Numerical hydrodynamic simulations of jet-driven bipolar outflows

The jet model for protostellar outflows is confronted with the constraints imposed by CO spectroscopic observations. From three dimensional simulations of a dense molecular medium being penetrated by a denser molecular jet, we simulate line profiles and construct position-velocity diagrams for the (low-J) CO transitions. We find (1) the profiles imply power law variation of integrated brightness with velocity over a wide range of velocities, (2) the velocity field resembles a 'Hubble Law' and (3) a hollow-shell structure at low velocities becomes an elongated lobe at high velocities. Moreover, the leading bow shock produces strong forward motion of the cool gas rather than the expected lateral expansion. We are thus able to satisfy the Lada and Fich (1996) criteria, employing NGC 2264G as an example. Deviations from the simple power law dependence of integrated brightness versus velocity occur at high velocities in our simulations.
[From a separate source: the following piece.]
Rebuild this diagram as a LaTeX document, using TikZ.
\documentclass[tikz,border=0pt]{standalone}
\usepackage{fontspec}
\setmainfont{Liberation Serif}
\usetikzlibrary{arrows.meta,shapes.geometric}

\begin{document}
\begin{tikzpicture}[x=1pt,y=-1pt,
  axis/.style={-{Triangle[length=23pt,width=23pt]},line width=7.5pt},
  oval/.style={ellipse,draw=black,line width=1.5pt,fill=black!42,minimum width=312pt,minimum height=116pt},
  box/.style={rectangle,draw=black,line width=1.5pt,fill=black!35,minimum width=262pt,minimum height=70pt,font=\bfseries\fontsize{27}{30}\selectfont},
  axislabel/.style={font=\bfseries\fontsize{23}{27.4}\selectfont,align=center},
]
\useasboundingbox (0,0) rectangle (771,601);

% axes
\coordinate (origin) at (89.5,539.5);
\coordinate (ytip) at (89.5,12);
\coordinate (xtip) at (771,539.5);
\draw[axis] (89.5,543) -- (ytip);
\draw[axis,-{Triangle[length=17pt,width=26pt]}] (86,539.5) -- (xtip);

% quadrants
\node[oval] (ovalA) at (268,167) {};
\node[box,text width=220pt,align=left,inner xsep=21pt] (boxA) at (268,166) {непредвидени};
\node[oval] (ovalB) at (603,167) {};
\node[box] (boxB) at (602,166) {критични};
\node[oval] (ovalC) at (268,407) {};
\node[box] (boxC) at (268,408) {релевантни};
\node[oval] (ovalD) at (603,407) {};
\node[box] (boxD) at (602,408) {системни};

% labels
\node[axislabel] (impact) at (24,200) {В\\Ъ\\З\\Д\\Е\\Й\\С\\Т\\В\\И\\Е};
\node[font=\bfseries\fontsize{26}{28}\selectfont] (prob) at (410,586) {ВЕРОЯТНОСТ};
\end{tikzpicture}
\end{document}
The curve first dips to a shallow minimum and then rises rapidly and peaks sharply. Reanalysis of the NGC 2264G and Cepheus E data confirm these predictions. We identify these two features with a jet-ambient shear layer and the jet itself. A deeper analysis reveals that the power-law index is an indicator of the evolutionary stage: a profile steepens with time. Also, the CO excitation temperature changes along the bow walls and thus a CO line intensity does not directly yield the mass distribution, as often assumed. Instead, the CO emission is enhanced near the excitation peaks.